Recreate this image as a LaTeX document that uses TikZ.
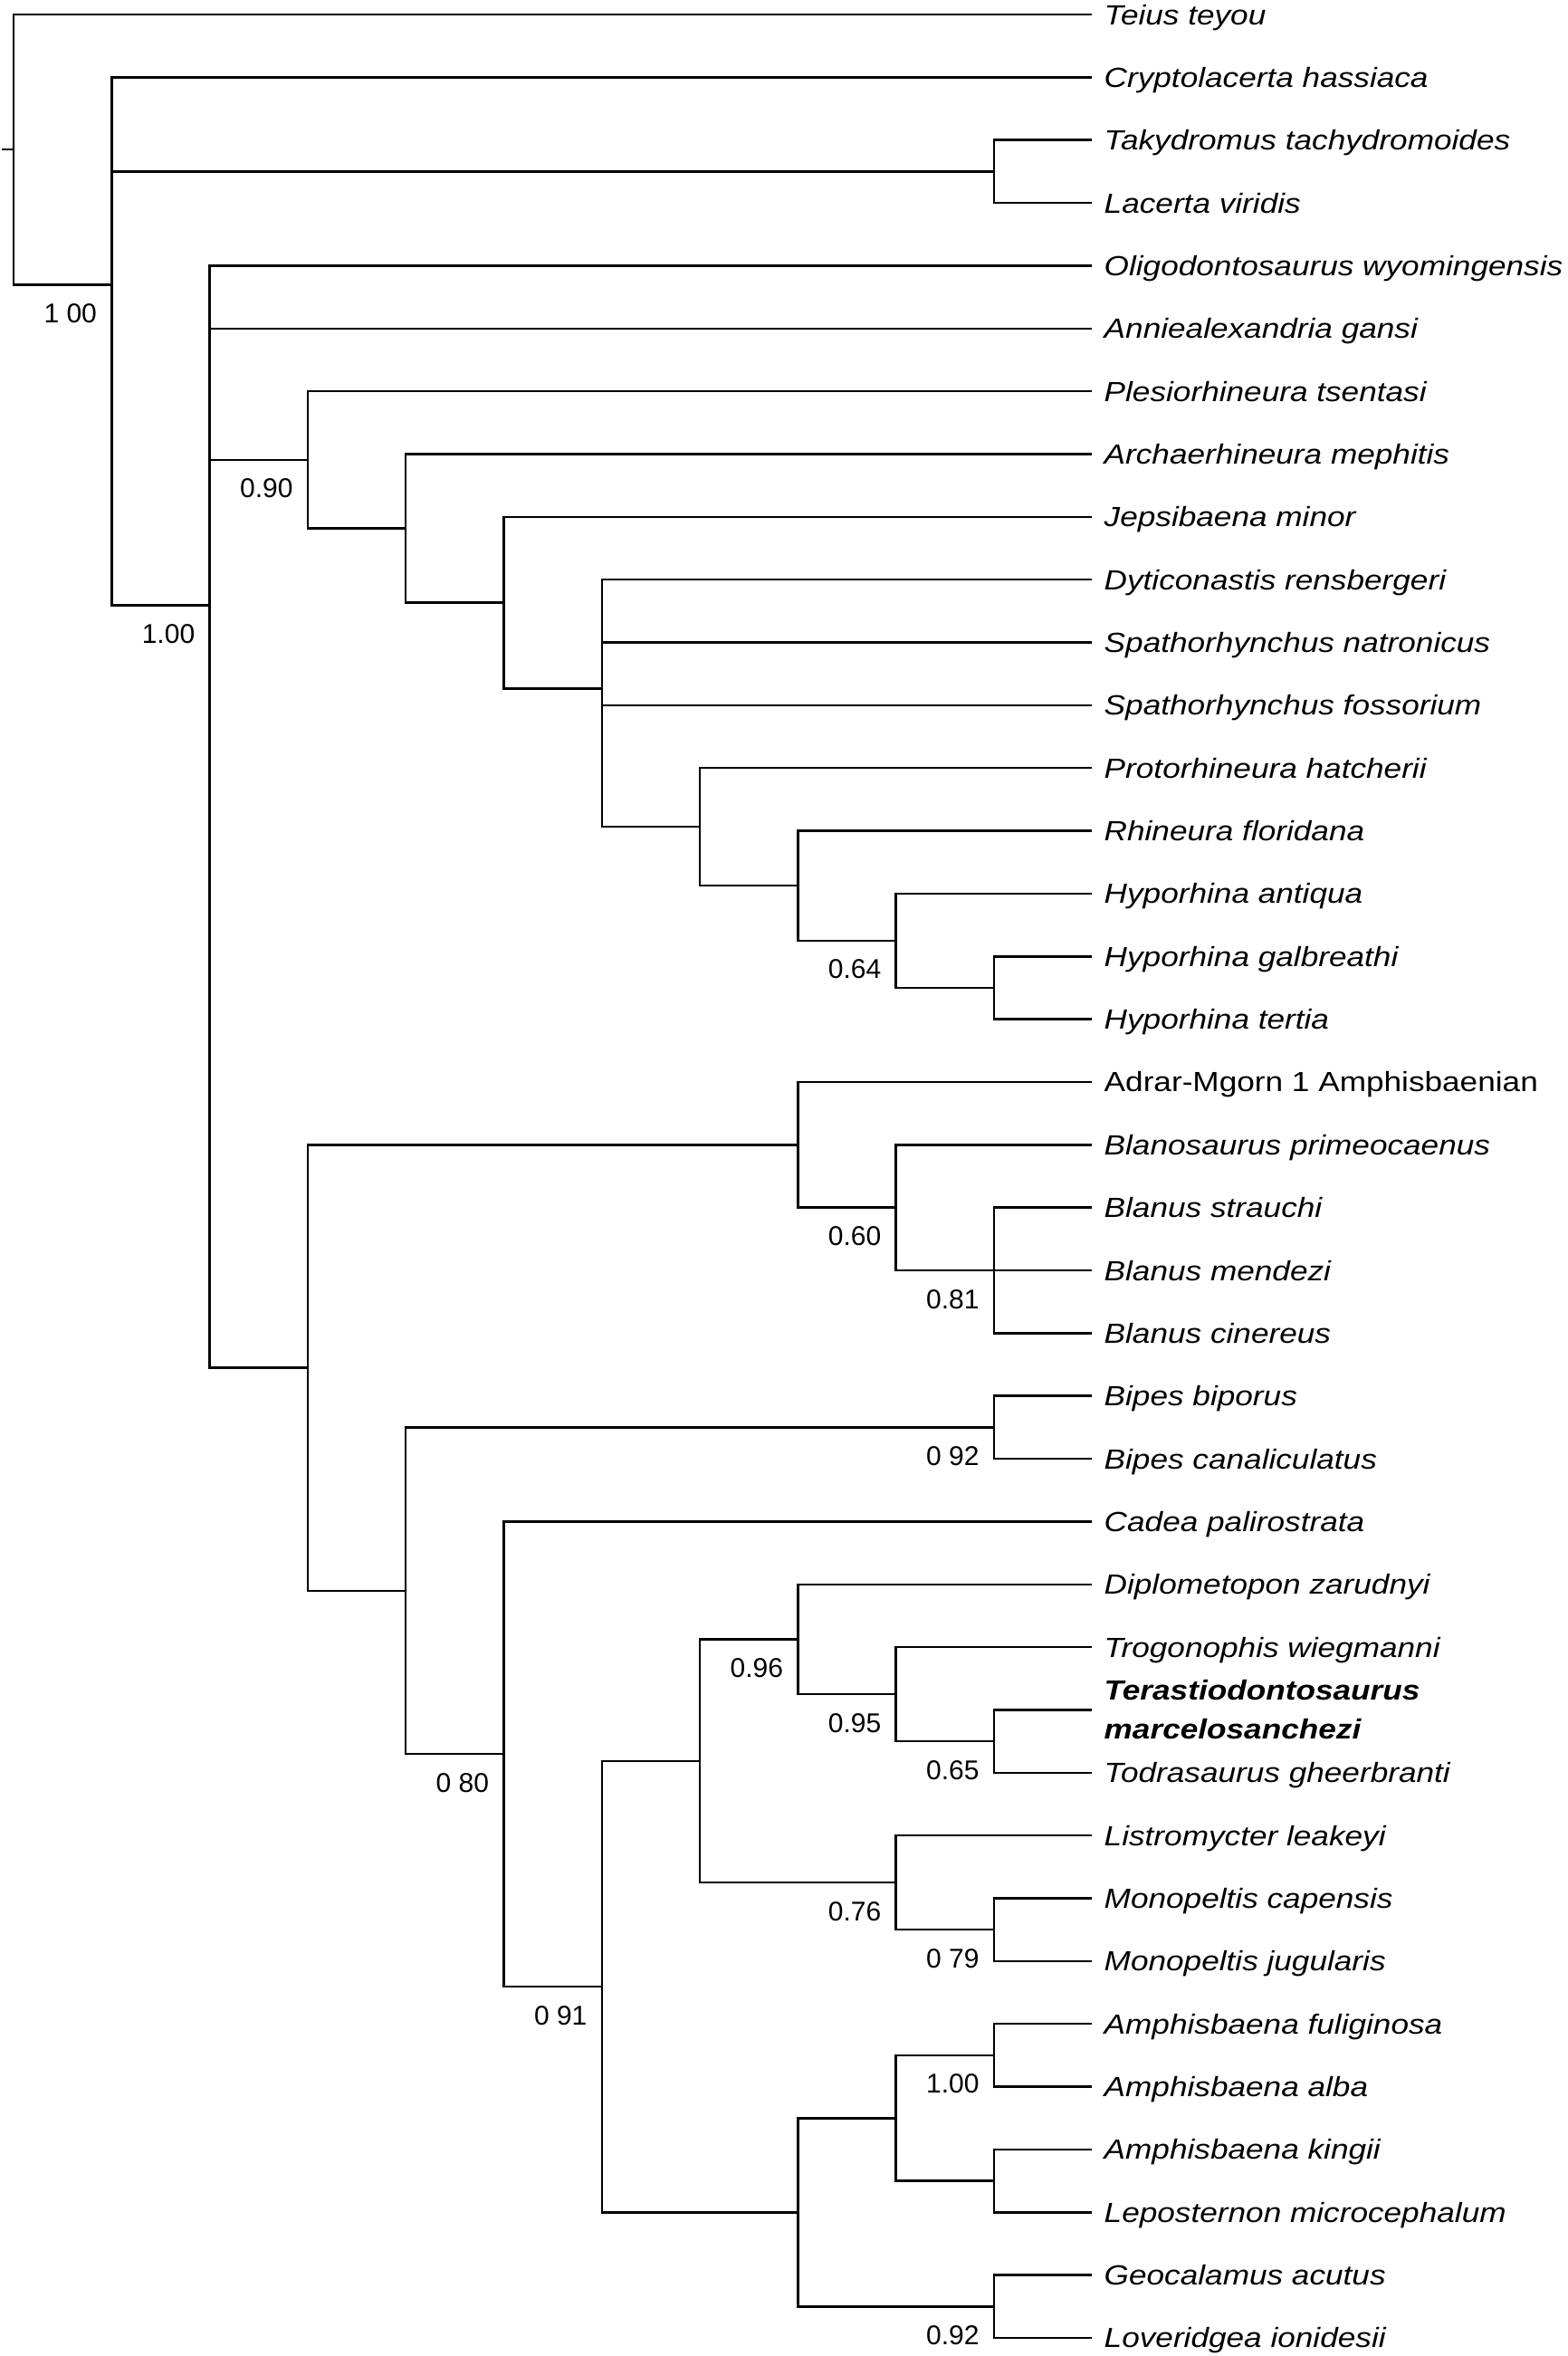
\documentclass[tikz,border=0pt]{standalone}
\usepackage{fontspec}
\newfontfamily\labfont[FakeStretch=1.15]{Liberation Sans}
\newfontfamily\numfont{Liberation Sans}
\tikzset{
  br/.style={line width=1.25pt, line join=miter, line cap=butt, black},
  lab/.style={font=\labfont\itshape\fontsize{15.3pt}{18pt}\selectfont, inner sep=0pt, anchor=base west},
  labup/.style={font=\labfont\fontsize{15.3pt}{18pt}\selectfont, inner sep=0pt, anchor=base west},
  labbf/.style={font=\labfont\bfseries\itshape\fontsize{15.3pt}{18pt}\selectfont, inner sep=0pt, anchor=base west},
  sup/.style={font=\numfont\fontsize{15pt}{18pt}\selectfont, inner sep=0pt, anchor=base east}
}
\newcommand\lfc[2]{\coordinate (L#1) at (1206.3,#2);}
\newcommand\lft[3][lab]{\node[#1] (T#2) at ([shift={(13,11)}]L#2) {#3};}
\newcommand\sv[2]{\node[sup] (S#1) at ([shift={(-16,42)}]#1) {#2};}
\newcommand\br[2]{\foreach \c in {#2} {\draw[br] (#1) |- (\c);}}
\begin{document}
\begin{tikzpicture}[x=0.5pt,y=-0.5pt]
\fill[white] (0,0) rectangle (1732,2602);
\useasboundingbox (0,0) rectangle (1732,2602);
% leaves
\lfc{1}{16}
\lfc{2}{85.35}
\lfc{3}{154.7}
\lfc{4}{224.05}
\lfc{5}{293.4}
\lfc{6}{362.75}
\lfc{7}{432.1}
\lfc{8}{501.45}
\lfc{9}{570.8}
\lfc{10}{640.15}
\lfc{11}{709.5}
\lfc{12}{778.85}
\lfc{13}{848.2}
\lfc{14}{917.55}
\lfc{15}{986.9}
\lfc{16}{1056.25}
\lfc{17}{1125.6}
\lfc{18}{1194.95}
\lfc{19}{1264.3}
\lfc{20}{1333.65}
\lfc{21}{1403}
\lfc{22}{1472.35}
\lfc{23}{1541.7}
\lfc{24}{1611.05}
\lfc{25}{1680.4}
\lfc{26}{1749.75}
\lfc{27}{1819.1}
\lfc{28}{1888.45}
\lfc{29}{1957.8}
\lfc{30}{2027.15}
\lfc{31}{2096.5}
\lfc{32}{2165.85}
\lfc{33}{2235.2}
\lfc{34}{2304.55}
\lfc{35}{2373.9}
\lfc{36}{2443.25}
\lfc{37}{2512.6}
\lfc{38}{2581.95}
% internal nodes
\coordinate (RS) at (2,165.225);
\coordinate (R) at (15,165.225);
\coordinate (A1) at (123.3,314.45);
\coordinate (TL) at (1098,189.375);
\coordinate (B1) at (231.6,668.6275);
\coordinate (RH) at (339.9,507.815);
\coordinate (RH2) at (448.2,583.53);
\coordinate (RH3) at (556.5,665.615);
\coordinate (RH4) at (664.8,760.43);
\coordinate (RH5) at (773.1,913.215);
\coordinate (RH6) at (881.4,978.23);
\coordinate (RH7) at (989.7,1038.9125);
\coordinate (RH8) at (1098,1090.925);
\coordinate (AM) at (339.9,1510.545);
\coordinate (BL1) at (881.4,1264.3);
\coordinate (BL2) at (989.7,1333.65);
\coordinate (BL3) at (1098,1403);
\coordinate (AM2) at (448.2,1756.79);
\coordinate (BI) at (1098,1576.375);
\coordinate (AM3) at (556.5,1937.21);
\coordinate (AM4) at (664.8,2194.023);
\coordinate (TR1) at (773.1,1944.796);
\coordinate (TR2) at (881.4,1810.43);
\coordinate (TR3) at (989.7,1871.1125);
\coordinate (TR4) at (1098,1923.125);
\coordinate (MO1) at (989.7,2079.1625);
\coordinate (MO2) at (1098,2131.175);
\coordinate (AP1) at (881.4,2443.25);
\coordinate (AP2) at (989.7,2339.225);
\coordinate (AP3) at (1098,2269.875);
\coordinate (AP4) at (1098,2408.575);
\coordinate (GL) at (1098,2547.275);
% branches
\draw[br] (RS) -- (R);
\br{R}{L1,A1}
\br{A1}{L2,TL,B1}
\br{TL}{L3,L4}
\br{B1}{L5,L6,RH,AM}
\br{RH}{L7,RH2}
\br{RH2}{L8,RH3}
\br{RH3}{L9,RH4}
\br{RH4}{L10,L11,L12,RH5}
\br{RH5}{L13,RH6}
\br{RH6}{L14,RH7}
\br{RH7}{L15,RH8}
\br{RH8}{L16,L17}
\br{AM}{BL1,AM2}
\br{BL1}{L18,BL2}
\br{BL2}{L19,BL3}
\br{BL3}{L20,L21,L22}
\br{AM2}{BI,AM3}
\br{BI}{L23,L24}
\br{AM3}{L25,AM4}
\br{AM4}{TR1,AP1}
\br{TR1}{TR2,MO1}
\br{TR2}{L26,TR3}
\br{TR3}{L27,TR4}
\br{TR4}{L28,L29}
\br{MO1}{L30,MO2}
\br{MO2}{L31,L32}
\br{AP1}{AP2,GL}
\br{AP2}{AP3,AP4}
\br{AP3}{L33,L34}
\br{AP4}{L35,L36}
\br{GL}{L37,L38}
% leaf labels
\lft{1}{Teius teyou}
\lft{2}{Cryptolacerta hassiaca}
\lft{3}{Takydromus tachydromoides}
\lft{4}{Lacerta viridis}
\lft{5}{Oligodontosaurus wyomingensis}
\lft{6}{Anniealexandria gansi}
\lft{7}{Plesiorhineura tsentasi}
\lft{8}{Archaerhineura mephitis}
\lft{9}{Jepsibaena minor}
\lft{10}{Dyticonastis rensbergeri}
\lft{11}{Spathorhynchus natronicus}
\lft{12}{Spathorhynchus fossorium}
\lft{13}{Protorhineura hatcherii}
\lft{14}{Rhineura floridana}
\lft{15}{Hyporhina antiqua}
\lft{16}{Hyporhina galbreathi}
\lft{17}{Hyporhina tertia}
\lft[labup]{18}{Adrar-Mgorn 1 Amphisbaenian}
\lft{19}{Blanosaurus primeocaenus}
\lft{20}{Blanus strauchi}
\lft{21}{Blanus mendezi}
\lft{22}{Blanus cinereus}
\lft{23}{Bipes biporus}
\lft{24}{Bipes canaliculatus}
\lft{25}{Cadea palirostrata}
\lft{26}{Diplometopon zarudnyi}
\lft{27}{Trogonophis wiegmanni}
\node[labbf] (T28a) at ([shift={(13,-11)}]L28) {Terastiodontosaurus};
\node[labbf] (T28b) at ([shift={(13,32)}]L28) {marcelosanchezi};
\lft{29}{Todrasaurus gheerbranti}
\lft{30}{Listromycter leakeyi}
\lft{31}{Monopeltis capensis}
\lft{32}{Monopeltis jugularis}
\lft{33}{Amphisbaena fuliginosa}
\lft{34}{Amphisbaena alba}
\lft{35}{Amphisbaena kingii}
\lft{36}{Leposternon microcephalum}
\lft{37}{Geocalamus acutus}
\lft{38}{Loveridgea ionidesii}
% support values
\sv{A1}{1 00}
\sv{B1}{1.00}
\sv{RH}{0.90}
\sv{RH7}{0.64}
\sv{BL2}{0.60}
\sv{BL3}{0.81}
\sv{BI}{0 92}
\sv{AM3}{0 80}
\sv{AM4}{0 91}
\sv{TR2}{0.96}
\sv{TR3}{0.95}
\sv{TR4}{0.65}
\sv{MO1}{0.76}
\sv{MO2}{0 79}
\sv{AP3}{1.00}
\sv{GL}{0.92}
\end{tikzpicture}
\end{document}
● ● ● ● ● ● ●
• _WHAT IS ASKED_
Set down the complete material exactly, but do not include the images.

• _ANSWER TO THE EXERCISE_
Recreate this image as a LaTeX document that uses TikZ.
\documentclass[tikz,border=0pt]{standalone}
\usepackage{fontspec}
\newfontfamily\labfont[FakeStretch=1.15]{Liberation Sans}
\newfontfamily\numfont{Liberation Sans}
\tikzset{
  br/.style={line width=1.25pt, line join=miter, line cap=butt, black},
  lab/.style={font=\labfont\itshape\fontsize{15.3pt}{18pt}\selectfont, inner sep=0pt, anchor=base west},
  labup/.style={font=\labfont\fontsize{15.3pt}{18pt}\selectfont, inner sep=0pt, anchor=base west},
  labbf/.style={font=\labfont\bfseries\itshape\fontsize{15.3pt}{18pt}\selectfont, inner sep=0pt, anchor=base west},
  sup/.style={font=\numfont\fontsize{15pt}{18pt}\selectfont, inner sep=0pt, anchor=base east}
}
\newcommand\lfc[2]{\coordinate (L#1) at (1206.3,#2);}
\newcommand\lft[3][lab]{\node[#1] (T#2) at ([shift={(13,11)}]L#2) {#3};}
\newcommand\sv[2]{\node[sup] (S#1) at ([shift={(-16,42)}]#1) {#2};}
\newcommand\br[2]{\foreach \c in {#2} {\draw[br] (#1) |- (\c);}}
\begin{document}
\begin{tikzpicture}[x=0.5pt,y=-0.5pt]
\fill[white] (0,0) rectangle (1732,2602);
\useasboundingbox (0,0) rectangle (1732,2602);
% leaves
\lfc{1}{16}
\lfc{2}{85.35}
\lfc{3}{154.7}
\lfc{4}{224.05}
\lfc{5}{293.4}
\lfc{6}{362.75}
\lfc{7}{432.1}
\lfc{8}{501.45}
\lfc{9}{570.8}
\lfc{10}{640.15}
\lfc{11}{709.5}
\lfc{12}{778.85}
\lfc{13}{848.2}
\lfc{14}{917.55}
\lfc{15}{986.9}
\lfc{16}{1056.25}
\lfc{17}{1125.6}
\lfc{18}{1194.95}
\lfc{19}{1264.3}
\lfc{20}{1333.65}
\lfc{21}{1403}
\lfc{22}{1472.35}
\lfc{23}{1541.7}
\lfc{24}{1611.05}
\lfc{25}{1680.4}
\lfc{26}{1749.75}
\lfc{27}{1819.1}
\lfc{28}{1888.45}
\lfc{29}{1957.8}
\lfc{30}{2027.15}
\lfc{31}{2096.5}
\lfc{32}{2165.85}
\lfc{33}{2235.2}
\lfc{34}{2304.55}
\lfc{35}{2373.9}
\lfc{36}{2443.25}
\lfc{37}{2512.6}
\lfc{38}{2581.95}
% internal nodes
\coordinate (RS) at (2,165.225);
\coordinate (R) at (15,165.225);
\coordinate (A1) at (123.3,314.45);
\coordinate (TL) at (1098,189.375);
\coordinate (B1) at (231.6,668.6275);
\coordinate (RH) at (339.9,507.815);
\coordinate (RH2) at (448.2,583.53);
\coordinate (RH3) at (556.5,665.615);
\coordinate (RH4) at (664.8,760.43);
\coordinate (RH5) at (773.1,913.215);
\coordinate (RH6) at (881.4,978.23);
\coordinate (RH7) at (989.7,1038.9125);
\coordinate (RH8) at (1098,1090.925);
\coordinate (AM) at (339.9,1510.545);
\coordinate (BL1) at (881.4,1264.3);
\coordinate (BL2) at (989.7,1333.65);
\coordinate (BL3) at (1098,1403);
\coordinate (AM2) at (448.2,1756.79);
\coordinate (BI) at (1098,1576.375);
\coordinate (AM3) at (556.5,1937.21);
\coordinate (AM4) at (664.8,2194.023);
\coordinate (TR1) at (773.1,1944.796);
\coordinate (TR2) at (881.4,1810.43);
\coordinate (TR3) at (989.7,1871.1125);
\coordinate (TR4) at (1098,1923.125);
\coordinate (MO1) at (989.7,2079.1625);
\coordinate (MO2) at (1098,2131.175);
\coordinate (AP1) at (881.4,2443.25);
\coordinate (AP2) at (989.7,2339.225);
\coordinate (AP3) at (1098,2269.875);
\coordinate (AP4) at (1098,2408.575);
\coordinate (GL) at (1098,2547.275);
% branches
\draw[br] (RS) -- (R);
\br{R}{L1,A1}
\br{A1}{L2,TL,B1}
\br{TL}{L3,L4}
\br{B1}{L5,L6,RH,AM}
\br{RH}{L7,RH2}
\br{RH2}{L8,RH3}
\br{RH3}{L9,RH4}
\br{RH4}{L10,L11,L12,RH5}
\br{RH5}{L13,RH6}
\br{RH6}{L14,RH7}
\br{RH7}{L15,RH8}
\br{RH8}{L16,L17}
\br{AM}{BL1,AM2}
\br{BL1}{L18,BL2}
\br{BL2}{L19,BL3}
\br{BL3}{L20,L21,L22}
\br{AM2}{BI,AM3}
\br{BI}{L23,L24}
\br{AM3}{L25,AM4}
\br{AM4}{TR1,AP1}
\br{TR1}{TR2,MO1}
\br{TR2}{L26,TR3}
\br{TR3}{L27,TR4}
\br{TR4}{L28,L29}
\br{MO1}{L30,MO2}
\br{MO2}{L31,L32}
\br{AP1}{AP2,GL}
\br{AP2}{AP3,AP4}
\br{AP3}{L33,L34}
\br{AP4}{L35,L36}
\br{GL}{L37,L38}
% leaf labels
\lft{1}{Teius teyou}
\lft{2}{Cryptolacerta hassiaca}
\lft{3}{Takydromus tachydromoides}
\lft{4}{Lacerta viridis}
\lft{5}{Oligodontosaurus wyomingensis}
\lft{6}{Anniealexandria gansi}
\lft{7}{Plesiorhineura tsentasi}
\lft{8}{Archaerhineura mephitis}
\lft{9}{Jepsibaena minor}
\lft{10}{Dyticonastis rensbergeri}
\lft{11}{Spathorhynchus natronicus}
\lft{12}{Spathorhynchus fossorium}
\lft{13}{Protorhineura hatcherii}
\lft{14}{Rhineura floridana}
\lft{15}{Hyporhina antiqua}
\lft{16}{Hyporhina galbreathi}
\lft{17}{Hyporhina tertia}
\lft[labup]{18}{Adrar-Mgorn 1 Amphisbaenian}
\lft{19}{Blanosaurus primeocaenus}
\lft{20}{Blanus strauchi}
\lft{21}{Blanus mendezi}
\lft{22}{Blanus cinereus}
\lft{23}{Bipes biporus}
\lft{24}{Bipes canaliculatus}
\lft{25}{Cadea palirostrata}
\lft{26}{Diplometopon zarudnyi}
\lft{27}{Trogonophis wiegmanni}
\node[labbf] (T28a) at ([shift={(13,-11)}]L28) {Terastiodontosaurus};
\node[labbf] (T28b) at ([shift={(13,32)}]L28) {marcelosanchezi};
\lft{29}{Todrasaurus gheerbranti}
\lft{30}{Listromycter leakeyi}
\lft{31}{Monopeltis capensis}
\lft{32}{Monopeltis jugularis}
\lft{33}{Amphisbaena fuliginosa}
\lft{34}{Amphisbaena alba}
\lft{35}{Amphisbaena kingii}
\lft{36}{Leposternon microcephalum}
\lft{37}{Geocalamus acutus}
\lft{38}{Loveridgea ionidesii}
% support values
\sv{A1}{1 00}
\sv{B1}{1.00}
\sv{RH}{0.90}
\sv{RH7}{0.64}
\sv{BL2}{0.60}
\sv{BL3}{0.81}
\sv{BI}{0 92}
\sv{AM3}{0 80}
\sv{AM4}{0 91}
\sv{TR2}{0.96}
\sv{TR3}{0.95}
\sv{TR4}{0.65}
\sv{MO1}{0.76}
\sv{MO2}{0 79}
\sv{AP3}{1.00}
\sv{GL}{0.92}
\end{tikzpicture}
\end{document}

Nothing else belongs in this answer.